I am, or rather, I was, an avid reader. I used to tear through history books like there was nobody tugging on my arm or crying in my ear. I used to devour the classics like a man who need not condemn anybody to bed at an unjustly early hour, and then hear fifteen different appeals of the sentence as the night wears on.

One summer, I devoted a couple of months to reading Shelby Foote’s Civil War trilogy. If I tried to tackle those thousands of pages today, it would take me longer to read The Civil War than it took Lincoln’s reluctant generals to fight it. I would be a sorry historian to declare that The Civil War lasted eight years.

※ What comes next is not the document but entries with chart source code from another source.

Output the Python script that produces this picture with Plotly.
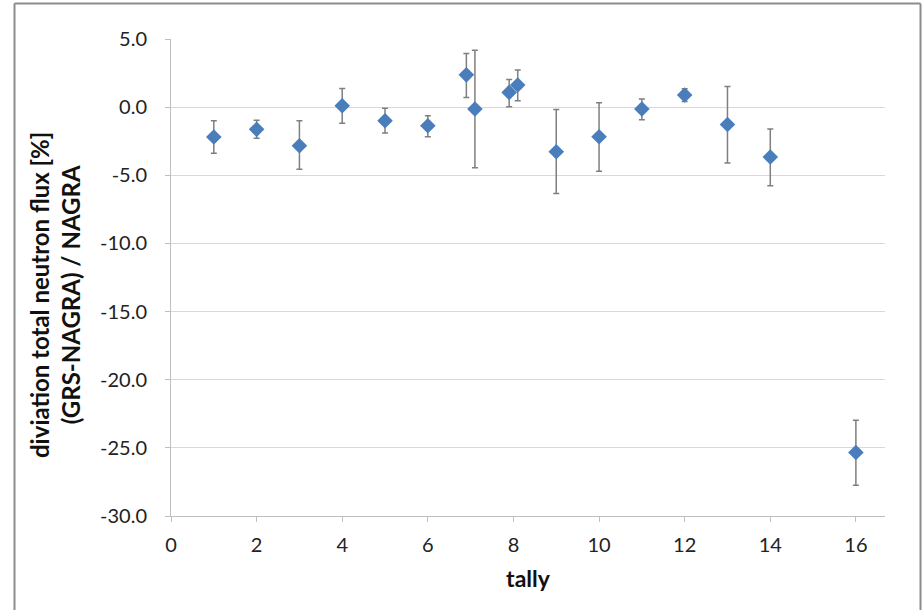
import plotly.graph_objects as go

tally = [1, 2, 3, 4, 5, 6, 6.9, 7.1, 7.9, 8.1, 9, 10, 11, 12, 13, 14, 16]
deviation = [-2.19, -1.63, -2.83, 0.1, -1.0, -1.36, 2.37, -0.14, 1.08, 1.62,
             -3.27, -2.17, -0.14, 0.89, -1.27, -3.66, -25.34]
err_plus = [1.2, 0.67, 1.84, 1.27, 0.91, 0.73, 1.56, 4.32, 0.95, 1.1,
            3.1, 2.49, 0.73, 0.46, 2.79, 2.05, 2.37]
err_minus = [1.2, 0.66, 1.73, 1.29, 0.9, 0.81, 1.66, 4.3, 1.05, 1.15,
             3.07, 2.54, 0.78, 0.47, 2.83, 2.1, 2.4]

y_ticks = [5, 0, -5, -10, -15, -20, -25, -30]
y_ticklabels = ["5.0", "0.0", "-5.0", "-10.0", "-15.0", "-20.0", "-25.0", "-30.0"]
x_ticks = [0, 2, 4, 6, 8, 10, 12, 14, 16]

fig = go.Figure()
fig.add_trace(go.Scatter(
    x=tally, y=deviation, mode="markers",
    marker=dict(symbol="diamond", size=12, color="#4A7EBB",
                line=dict(width=0)),
    error_y=dict(type="data", symmetric=False, array=err_plus,
                 arrayminus=err_minus, color="#7F7F7F", thickness=1.5, width=3),
    showlegend=False,
))

font_family = "Lato, 'Open Sans', sans-serif"
fig.update_layout(
    width=924, height=610,
    margin=dict(l=171, r=39, t=39, b=94),
    paper_bgcolor="white", plot_bgcolor="white",
    font=dict(family=font_family, size=20, color="#222222"),
    xaxis=dict(
        range=[0, 16.68], tickvals=x_ticks, showgrid=False, zeroline=False,
        showline=True, linecolor="#BFBFBF", linewidth=1,
        ticks="outside", ticklen=5, tickcolor="#BFBFBF",
        ticklabelstandoff=6,
        tickfont=dict(size=20, color="#222222"),
        title=dict(text="<b>tally</b>", font=dict(size=23, color="#111111"),
                   standoff=15),
    ),
    yaxis=dict(
        range=[-30, 5], tickvals=y_ticks, ticktext=y_ticklabels,
        showgrid=True, gridcolor="#D9D9D9", gridwidth=1, zeroline=False,
        showline=True, linecolor="#BFBFBF", linewidth=1,
        ticks="outside", ticklen=5, tickcolor="#BFBFBF",
        ticklabelstandoff=14,
        tickfont=dict(size=20, color="#222222"),
    ),
)

fig.add_annotation(
    text="<b>diviation total neutron flux [%]<br>(GRS-NAGRA) / NAGRA</b>",
    xref="paper", yref="paper",
    x=(55 - 171) / 714, y=(516 - 295) / 477,
    xanchor="center", yanchor="middle", textangle=-90, showarrow=False,
    align="center",
    font=dict(size=24, color="#111111", family=font_family),
)

# outer chart frame
frame = dict(type="line", xref="paper", yref="paper",
             line=dict(color="#8C8C8C", width=2), layer="above")
x_left = (14.5 - 171) / 714
x_right = (920.5 - 171) / 714
y_top = (516 - 3.5) / 477
y_bot = (516 - 615) / 477
fig.add_shape(x0=x_left, x1=x_left, y0=y_bot, y1=y_top, **frame)
fig.add_shape(x0=x_right, x1=x_right, y0=y_bot, y1=y_top, **frame)
fig.add_shape(x0=x_left, x1=x_right, y0=y_top, y1=y_top, **frame)

fig.write_html("out.html")
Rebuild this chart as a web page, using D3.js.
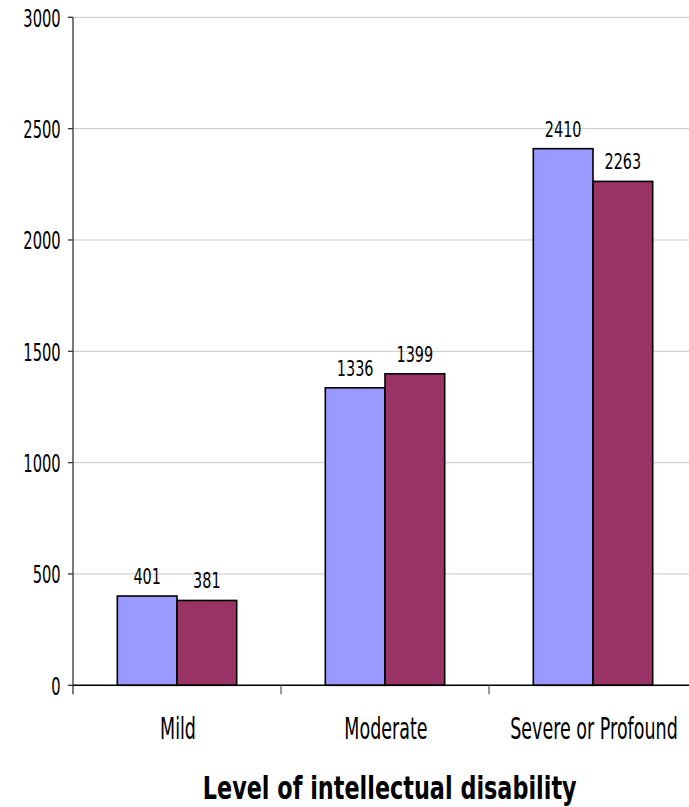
<!DOCTYPE html>
<html>
<head>
<meta charset="utf-8">
<script src="https://cdn.jsdelivr.net/npm/d3@7"></script>
<style>
  html, body { margin: 0; padding: 0; background: #ffffff; }
  svg { display: block; }
</style>
</head>
<body>
<svg id="chart" width="689" height="807"></svg>
<script>
// ---- data ----
const categories = ["Mild", "Moderate", "Severe or Profound"];
const seriesKeys = ["group1", "group2"];
const group1Values = [401, 1336, 2410];
const group2Values = [381, 1399, 2263];
const yTickValues = [0, 500, 1000, 1500, 2000, 2500, 3000];
const axisTitle = "Level of intellectual disability";

// ---- layout ----
const W = 689, H = 807;
const plotLeft = 73, plotRight = 697, plotTop = 17.3, plotBottom = 685.3;
const colors = { group1: "#9999FF", group2: "#993366" };
const FONT = "'DejaVu Sans', Verdana, sans-serif";

const svg = d3.select("#chart");
svg.append("rect").attr("width", W).attr("height", H).attr("fill", "#fff");

const y = d3.scaleLinear().domain([0, 3000]).range([plotBottom, plotTop]);
const x0 = d3.scaleBand().domain(categories).range([plotLeft, plotRight]).padding(0);
const groupW = x0.bandwidth() * 0.574;
const x1 = d3.scaleBand().domain(seriesKeys).range([0, groupW]).padding(0);

const rows = categories.map((c, i) => ({
  category: c,
  values: [
    { key: "group1", value: group1Values[i] },
    { key: "group2", value: group2Values[i] }
  ]
}));

// gridlines
svg.append("g").selectAll("line").data(yTickValues.filter(v => v > 0)).join("line")
  .attr("x1", plotLeft).attr("x2", W)
  .attr("y1", d => y(d)).attr("y2", d => y(d))
  .attr("stroke", "#c8c8c8").attr("stroke-width", 1);

function condensed(g, text, opts) {
  return g.append("text")
    .attr("font-family", FONT)
    .attr("font-size", opts.size)
    .attr("font-weight", opts.weight || "normal")
    .attr("text-anchor", opts.anchor || "middle")
    .attr("fill", "#000")
    .text(text);
}
function scaleFor(sample, size, weight, targetWidth) {
  const t = svg.append("text").attr("font-family", FONT).attr("font-size", size)
    .attr("font-weight", weight || "normal").text(sample);
  const w = t.node().getComputedTextLength();
  t.remove();
  return targetWidth / w;
}

const sTick = scaleFor("1000", 24, "normal", 37.4);
const sVal = scaleFor("1336", 21, "normal", 36.7);
const sCat = scaleFor("Moderate", 29.5, "normal", 83.3);
const sTitle = scaleFor(axisTitle, 32, "bold", 374);

// bars
const groups = svg.append("g").selectAll("g.cat").data(rows).join("g")
  .attr("class", "cat")
  .attr("transform", d => `translate(${x0(d.category) + (x0.bandwidth() - groupW) / 2},0)`);

groups.selectAll("rect").data(d => d.values).join("rect")
  .attr("x", d => x1(d.key))
  .attr("y", d => y(d.value))
  .attr("width", x1.bandwidth())
  .attr("height", d => y(0) - y(d.value))
  .attr("fill", d => colors[d.key])
  .attr("stroke", "#000")
  .attr("stroke-width", 1.6);

// value labels
groups.each(function(d) {
  const g = d3.select(this);
  d.values.forEach(v => {
    const lg = g.append("g")
      .attr("transform", `translate(${x1(v.key) + x1.bandwidth() / 2},${y(v.value) - 12}) scale(${sVal},1)`);
    condensed(lg, String(v.value), { size: 21 });
  });
});

// y axis line
svg.append("line").attr("x1", plotLeft).attr("x2", plotLeft)
  .attr("y1", plotTop).attr("y2", plotBottom + 9)
  .attr("stroke", "#333").attr("stroke-width", 1.3);

// y ticks
const yt = svg.append("g").selectAll("g").data(yTickValues).join("g");
yt.append("line").attr("x1", plotLeft - 5).attr("x2", plotLeft)
  .attr("y1", d => y(d)).attr("y2", d => y(d))
  .attr("stroke", "#333").attr("stroke-width", 1.3);
yt.each(function(d) {
  const lg = d3.select(this).append("g")
    .attr("transform", `translate(60.7,${y(d) + 9.5}) scale(${sTick},1)`);
  condensed(lg, String(d), { size: 24, anchor: "end" });
});

// x axis line
svg.append("line").attr("x1", plotLeft).attr("x2", W)
  .attr("y1", plotBottom).attr("y2", plotBottom)
  .attr("stroke", "#000").attr("stroke-width", 1.6);

// category tick marks at band boundaries
const boundaries = categories.slice(1).map(c => x0(c));
svg.append("g").selectAll("line").data(boundaries).join("line")
  .attr("x1", d => d).attr("x2", d => d)
  .attr("y1", plotBottom).attr("y2", plotBottom + 9)
  .attr("stroke", "#555").attr("stroke-width", 1.2);

// category labels
categories.forEach(c => {
  const lg = svg.append("g")
    .attr("transform", `translate(${x0(c) + x0.bandwidth() / 2 + 1},739.3) scale(${sCat},1)`);
  condensed(lg, c, { size: 29.5 });
});

// axis title
const tg = svg.append("g").attr("transform", `translate(389.7,799) scale(${sTitle},1)`);
condensed(tg, axisTitle, { size: 32, weight: "bold" });
</script>
</body>
</html>
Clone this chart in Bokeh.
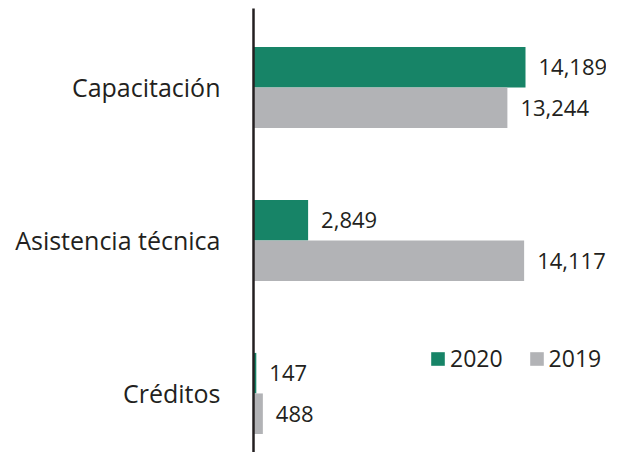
from bokeh.plotting import figure
from bokeh.models import ColumnDataSource, Range1d, Legend, LegendItem, FixedTicker
from bokeh.core.properties import value
from bokeh.embed import file_html
from bokeh.resources import INLINE

categories = ["Capacitación", "Asistencia técnica", "Créditos"]
v2020 = [14189, 2849, 147]
v2019 = [13244, 14117, 488]
series = ["2020", "2019"]
colors = ["#178467", "#b2b3b6"]

FONT = "Open Sans"
TEXT_COLOR = "#231f20"

pos = [2, 1, 0]
bar_h = 0.265

src20 = ColumnDataSource(dict(
    y=[p_ + bar_h / 2 for p_ in pos], v=v2020,
    lab=[f"{v:,}" for v in v2020]))
src19 = ColumnDataSource(dict(
    y=[p_ - bar_h / 2 for p_ in pos], v=v2019,
    lab=[f"{v:,}" for v in v2019]))

p = figure(width=606, height=452, output_backend="svg", toolbar_location=None,
           x_range=Range1d(0, 18414), y_range=Range1d(-0.386, 2.516),
           min_border_left=253, min_border_right=0, min_border_top=8,
           min_border_bottom=0)

r20 = p.hbar(y="y", right="v", left=0, height=bar_h, source=src20,
             fill_color=colors[0], line_color=None)
r19 = p.hbar(y="y", right="v", left=0, height=bar_h, source=src19,
             fill_color=colors[1], line_color=None)

for s in (src20, src19):
    p.text(x="v", y="y", text="lab", source=s, x_offset=13,
           text_align="left", text_baseline="middle",
           text_font=value(FONT), text_font_size="22px", text_color=TEXT_COLOR)

p.xaxis.visible = False
p.xgrid.visible = False
p.ygrid.visible = False
p.outline_line_color = None

yax = p.yaxis[0]
yax.ticker = FixedTicker(ticks=pos)
yax.major_label_overrides = {pp: c for pp, c in zip(pos, categories)}
yax.major_tick_line_color = None
yax.minor_tick_line_color = None
yax.axis_line_color = TEXT_COLOR
yax.axis_line_width = 2.5
yax.major_label_standoff = 27
yax.major_label_text_font = FONT
yax.major_label_text_font_size = "25px"
yax.major_label_text_color = TEXT_COLOR

legend = Legend(items=[LegendItem(label=series[0], renderers=[r20]),
                       LegendItem(label=series[1], renderers=[r19])],
                orientation="horizontal", location=(176, 78),
                padding=0, margin=0, spacing=25, label_standoff=4,
                glyph_width=17, glyph_height=17, label_height=17,
                border_line_color=None, background_fill_alpha=0,
                label_text_font=FONT, label_text_font_size="23px",
                label_text_color=TEXT_COLOR)
p.add_layout(legend)

open("out.html", "w").write(file_html(p, INLINE))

But there were lots of extended breaks.

Civil War set

For childless readers only . . . unless you want to end up as just another casualty.

The irony is that before I had children, I didn’t rely so heavily upon bookmarks as I do now. Back then, I read so often that I could easily remember my place without a flag directing me where to resume. Now, I might go weeks between reading sessions. I need bookmarks not only to remind me what page I was on, but also which book I was reading.

There must be something about a little nub of paper or Mylar, or even a strand of lint, sticking out of a book that hypnotizes a child with the desire to pull it out. It does not matter how plain the bookmark appears, it still portrays itself as a magical tab that must be pulled. I might as well install buttons on my books and expect little boys not to push them.

In the end, a bookmark is a boring plaything. The boys rediscover this as soon as it is free of the book. Little brother might toss his disappointment to the four winds or hide it somewhere within the book, as the mood strikes him. Big brother has been yelled at enough that he covers his tracks by replacing the marker between pages, any pages.

Thus, I find myself wondering why some books are so repetitive, while others seem to leave huge gaps in the narrative. I’ve read a few books over the past several years in which the sequence of events was downright bizarre. Some men my age have mid-life crises. Not me. I’m just going through my post-modern phase.